You could probably derive the time spent in each stage, but that might be easier to manage if you could add a column for that and include in the data for each exit.
As I mentioned, this is just one possible structure. The best table structure depends on the questions you want to answer.
Upvotes: 1
Reputation: 3423
You could try using LOOKUP()
to compute the duration using the date in the previous row of your partition:
DATEDIFF('day', LOOKUP(ATTR([Updated Date]), -1), ATTR([Updated Date]))
Then to get your "AB" labels, use LOOKUP()
again to fetch it from the previous row:
LOOKUP(ATTR([stage]), -1) + ATTR([stage])
To make a histogram with the fields, you can drag [stage]
to Columns, followed by [stage label]
(or whatever you choose to call that second calculated field we made). Drag [duration]

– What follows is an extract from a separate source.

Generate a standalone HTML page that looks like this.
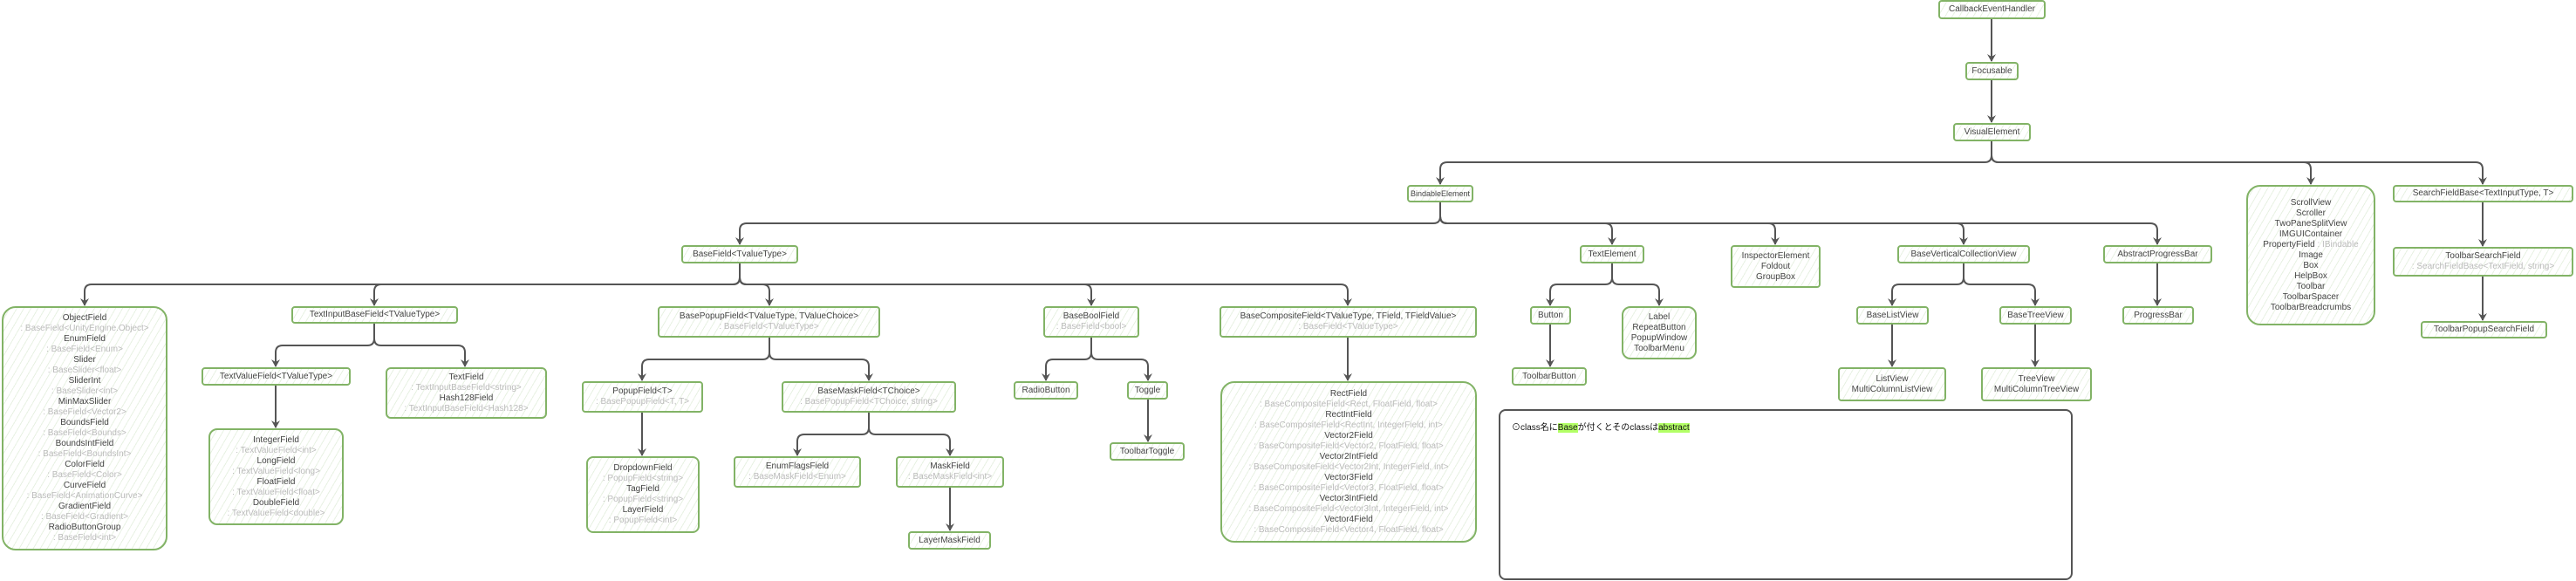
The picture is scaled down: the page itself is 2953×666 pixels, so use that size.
<!DOCTYPE html>
<html><head><meta charset="utf-8">
<style>
html,body{margin:0;padding:0;background:#fff;}
body{width:2953px;height:666px;position:relative;overflow:hidden;font-family:"Liberation Sans","Noto Sans CJK JP",sans-serif;}
svg{position:absolute;left:0;top:0;}
.n{position:absolute;box-sizing:border-box;border:2px solid #82b366;border-radius:4px;display:flex;flex-direction:column;align-items:center;justify-content:center;font-size:10px;line-height:12px;color:#444;text-align:center;white-space:nowrap;
background:repeating-linear-gradient(120deg,rgba(130,179,102,0.0) 0 6px,rgba(130,179,102,0.18) 6px 7px);}
.r{border-radius:16px;}
.s{color:#bbb;}
.note{position:absolute;box-sizing:border-box;border:2px solid #555;border-radius:8px;left:1718px;top:469px;width:658px;height:196px;font-size:10px;color:#111;padding:10px 0 0 13px;}
.hl{background:#b3ff66;}
</style></head><body>
<svg width="2953" height="666" viewBox="0 0 2953 666">
<defs><marker id="a" markerWidth="10" markerHeight="10" refX="8" refY="5" orient="auto" markerUnits="userSpaceOnUse"><path d="M0,0 L9,5 L0,10 L3,5 Z" fill="#555"/></marker></defs>
<g fill="none" stroke="#555" stroke-width="2" stroke-linejoin="round" marker-end="url(#a)">
<path d="M2283,22 V70"/>
<path d="M2283,92 V140"/>
<path d="M2283,162 V178 Q2283,186 2275,186 H1659 Q1651,186 1651,194 V211"/>
<path d="M2283,162 V178 Q2283,186 2291,186 H2641 Q2649,186 2649,194 V211"/>
<path d="M2283,162 V178 Q2283,186 2291,186 H2838 Q2846,186 2846,194 V211"/>
<path d="M1651,232 V248 Q1651,256 1643,256 H856 Q848,256 848,264 V280"/>
<path d="M1651,232 V248 Q1651,256 1659,256 H1840 Q1848,256 1848,264 V280"/>
<path d="M1651,232 V248 Q1651,256 1659,256 H2027 Q2035,256 2035,264 V280"/>
<path d="M1651,232 V248 Q1651,256 1659,256 H2243 Q2251,256 2251,264 V280"/>
<path d="M1651,232 V248 Q1651,256 1659,256 H2465 Q2473,256 2473,264 V280"/>
<path d="M848,302 V318 Q848,326 840,326 H105 Q97,326 97,334 V350"/>
<path d="M848,302 V318 Q848,326 840,326 H437 Q429,326 429,334 V350"/>
<path d="M848,302 V318 Q848,326 856,326 H874 Q882,326 882,334 V350"/>
<path d="M848,302 V318 Q848,326 856,326 H1243 Q1251,326 1251,334 V350"/>
<path d="M848,302 V318 Q848,326 856,326 H1537 Q1545,326 1545,334 V350"/>
<path d="M429,371 V388 Q429,396 421,396 H324 Q316,396 316,404 V420"/>
<path d="M429,371 V388 Q429,396 437,396 H525 Q533,396 533,404 V420"/>
<path d="M316,442 V490"/>
<path d="M882,387 V404 Q882,412 874,412 H744 Q736,412 736,420 V436"/>
<path d="M882,387 V404 Q882,412 890,412 H988 Q996,412 996,420 V436"/>
<path d="M736,473 V522"/>
<path d="M996,473 V490 Q996,498 988,498 H922 Q914,498 914,506 V522"/>
<path d="M996,473 V490 Q996,498 1004,498 H1081 Q1089,498 1089,506 V522"/>
<path d="M1089,559 V608"/>
<path d="M1251,387 V404 Q1251,412 1243,412 H1207 Q1199,412 1199,420 V436"/>
<path d="M1251,387 V404 Q1251,412 1259,412 H1308 Q1316,412 1316,420 V436"/>
<path d="M1316,458 V506"/>
<path d="M1545,387 V436"/>
<path d="M1848,302 V318 Q1848,326 1840,326 H1785 Q1777,326 1777,334 V350"/>
<path d="M1848,302 V318 Q1848,326 1856,326 H1894 Q1902,326 1902,334 V350"/>
<path d="M1777,372 V420"/>
<path d="M2251,302 V318 Q2251,326 2243,326 H2177 Q2169,326 2169,334 V350"/>
<path d="M2251,302 V318 Q2251,326 2259,326 H2325 Q2333,326 2333,334 V350"/>
<path d="M2169,372 V420"/>
<path d="M2333,372 V420"/>
<path d="M2473,302 V350"/>
<path d="M2846,232 V282"/>
<path d="M2846,317 V367"/>
</g>
</svg>

<div class="n" style="left:2222px;top:0px;width:123px;height:22px">CallbackEventHandler</div>
<div class="n" style="left:2253px;top:71px;width:61px;height:21px">Focusable</div>
<div class="n" style="left:2239px;top:141px;width:89px;height:21px">VisualElement</div>
<div class="n" style="left:1613px;top:212px;width:76px;height:20px;font-size:9px">BindableElement</div>
<div class="n r" style="left:2575px;top:212px;width:148px;height:161px">ScrollView<br>Scroller<br>TwoPaneSplitView<br>IMGUIContainer<br><span>PropertyField <span class="s">: IBindable</span></span>Image<br>Box<br>HelpBox<br>Toolbar<br>ToolbarSpacer<br>ToolbarBreadcrumbs</div>
<div class="n" style="left:2743px;top:212px;width:207px;height:20px">SearchFieldBase&lt;TextInputType, T&gt;</div>
<div class="n" style="left:2743px;top:283px;width:207px;height:34px">ToolbarSearchField<span class="s">: SearchFieldBase&lt;TextField, string&gt;</span></div>
<div class="n" style="left:2775px;top:368px;width:145px;height:20px">ToolbarPopupSearchField</div>

<div class="n" style="left:781px;top:281px;width:134px;height:21px">BaseField&lt;TvalueType&gt;</div>
<div class="n" style="left:1811px;top:281px;width:74px;height:21px">TextElement</div>
<div class="n" style="left:1984px;top:281px;width:103px;height:49px">InspectorElement<br>Foldout<br>GroupBox</div>
<div class="n" style="left:2175px;top:281px;width:152px;height:21px">BaseVerticalCollectionView</div>
<div class="n" style="left:2411px;top:281px;width:125px;height:21px">AbstractProgressBar</div>

<div class="n r" style="left:2px;top:351px;width:190px;height:280px">ObjectField<span class="s">: BaseField&lt;UnityEngine.Object&gt;</span>EnumField<span class="s">: BaseField&lt;Enum&gt;</span>Slider<span class="s">: BaseSlider&lt;float&gt;</span>SliderInt<span class="s">: BaseSlider&lt;int&gt;</span>MinMaxSlider<span class="s">: BaseField&lt;Vector2&gt;</span>BoundsField<span class="s">: BaseField&lt;Bounds&gt;</span>BoundsIntField<span class="s">: BaseField&lt;BoundsInt&gt;</span>ColorField<span class="s">: BaseField&lt;Color&gt;</span>CurveField<span class="s">: BaseField&lt;AnimationCurve&gt;</span>GradientField<span class="s">: BaseField&lt;Gradient&gt;</span>RadioButtonGroup<span class="s">: BaseField&lt;int&gt;</span></div>
<div class="n" style="left:334px;top:351px;width:191px;height:20px">TextInputBaseField&lt;TValueType&gt;</div>
<div class="n" style="left:754px;top:351px;width:255px;height:36px">BasePopupField&lt;TValueType, TValueChoice&gt;<span class="s">: BaseField&lt;TValueType&gt;</span></div>
<div class="n" style="left:1196px;top:351px;width:110px;height:36px">BaseBoolField<span class="s">: BaseField&lt;bool&gt;</span></div>
<div class="n" style="left:1398px;top:351px;width:295px;height:36px">BaseCompositeField&lt;TValueType, TField, TFieldValue&gt;<span class="s">: BaseField&lt;TValueType&gt;</span></div>
<div class="n" style="left:1754px;top:351px;width:47px;height:21px">Button</div>
<div class="n r" style="left:1859px;top:351px;width:86px;height:61px;border-radius:10px">Label<br>RepeatButton<br>PopupWindow<br>ToolbarMenu</div>
<div class="n" style="left:2128px;top:351px;width:83px;height:21px">BaseListView</div>
<div class="n" style="left:2292px;top:351px;width:83px;height:21px">BaseTreeView</div>
<div class="n" style="left:2433px;top:351px;width:82px;height:21px">ProgressBar</div>

<div class="n" style="left:231px;top:421px;width:171px;height:21px">TextValueField&lt;TValueType&gt;</div>
<div class="n" style="left:442px;top:421px;width:185px;height:59px;border-radius:6px">TextField<span class="s">: TextInputBaseField&lt;string&gt;</span>Hash128Field<span class="s">: TextInputBaseField&lt;Hash128&gt;</span></div>
<div class="n" style="left:1733px;top:421px;width:86px;height:21px">ToolbarButton</div>
<div class="n" style="left:2107px;top:421px;width:124px;height:39px">ListView<br>MultiColumnListView</div>
<div class="n" style="left:2271px;top:421px;width:127px;height:39px">TreeView<br>MultiColumnTreeView</div>

<div class="n" style="left:667px;top:437px;width:139px;height:36px">PopupField&lt;T&gt;<span class="s">: BasePopupField&lt;T, T&gt;</span></div>
<div class="n" style="left:896px;top:437px;width:200px;height:36px">BaseMaskField&lt;TChoice&gt;<span class="s">: BasePopupField&lt;TChoice, string&gt;</span></div>
<div class="n" style="left:1162px;top:437px;width:74px;height:21px">RadioButton</div>
<div class="n" style="left:1292px;top:437px;width:47px;height:21px">Toggle</div>
<div class="n r" style="left:1399px;top:437px;width:294px;height:185px">RectField<span class="s">: BaseCompositeField&lt;Rect, FloatField, float&gt;</span>RectIntField<span class="s">: BaseCompositeField&lt;RectInt, IntegerField, int&gt;</span>Vector2Field<span class="s">: BaseCompositeField&lt;Vector2, FloatField, float&gt;</span>Vector2IntField<span class="s">: BaseCompositeField&lt;Vector2Int, IntegerField, int&gt;</span>Vector3Field<span class="s">: BaseCompositeField&lt;Vector3, FloatField, float&gt;</span>Vector3IntField<span class="s">: BaseCompositeField&lt;Vector3Int, IntegerField, int&gt;</span>Vector4Field<span class="s">: BaseCompositeField&lt;Vector4, FloatField, float&gt;</span></div>

<div class="n r" style="left:239px;top:491px;width:155px;height:111px;border-radius:10px">IntegerField<span class="s">: TextValueField&lt;int&gt;</span>LongField<span class="s">: TextValueField&lt;long&gt;</span>FloatField<span class="s">: TextValueField&lt;float&gt;</span>DoubleField<span class="s">: TextValueField&lt;double&gt;</span></div>
<div class="n" style="left:1272px;top:507px;width:86px;height:21px">ToolbarToggle</div>
<div class="n r" style="left:672px;top:523px;width:130px;height:88px;border-radius:8px">DropdownField<span class="s">: PopupField&lt;string&gt;</span>TagField<span class="s">: PopupField&lt;string&gt;</span>LayerField<span class="s">: PopupField&lt;int&gt;</span></div>
<div class="n" style="left:841px;top:523px;width:146px;height:36px">EnumFlagsField<span class="s">: BaseMaskField&lt;Enum&gt;</span></div>
<div class="n" style="left:1027px;top:523px;width:124px;height:36px">MaskField<span class="s">: BaseMaskField&lt;int&gt;</span></div>
<div class="n" style="left:1041px;top:609px;width:95px;height:21px">LayerMaskField</div>

<div class="note">⊙class名に<span class="hl">Base</span>が付くとそのclassは<span class="hl">abstract</span></div>
</body></html>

(the first field we made) into Rows. Then right click "A" in your chart and click "Hide". It's important that you hide it rather than filter it out, because it still needs to be in your partition for the table calculations to work! Then right click on the [stage]
pill in your Columns card and uncheck "Show Header".
It's important to note that if Stage C (for example) isn't present in your data, then you will end up with a "BD" in your histogram, so here's hoping your data's pristine.
Caveat - One cost of using table calculations like lookup() is that they only operate on aggregated query results, which means all the data rows in question have to be fetched from the database to the Tableau client or server. So if you have a large amount of data and only want to display summary results such as the min/avg/max time to complete each phase, then table calcs can be an expensive and complicated way to get those summary measures.
An alternative is to reshape your data and use row level calcs, aggregate calcs or LOD calcs -- all of which can be performed by a source database. That is often simpler to manage also.
Upvotes: 6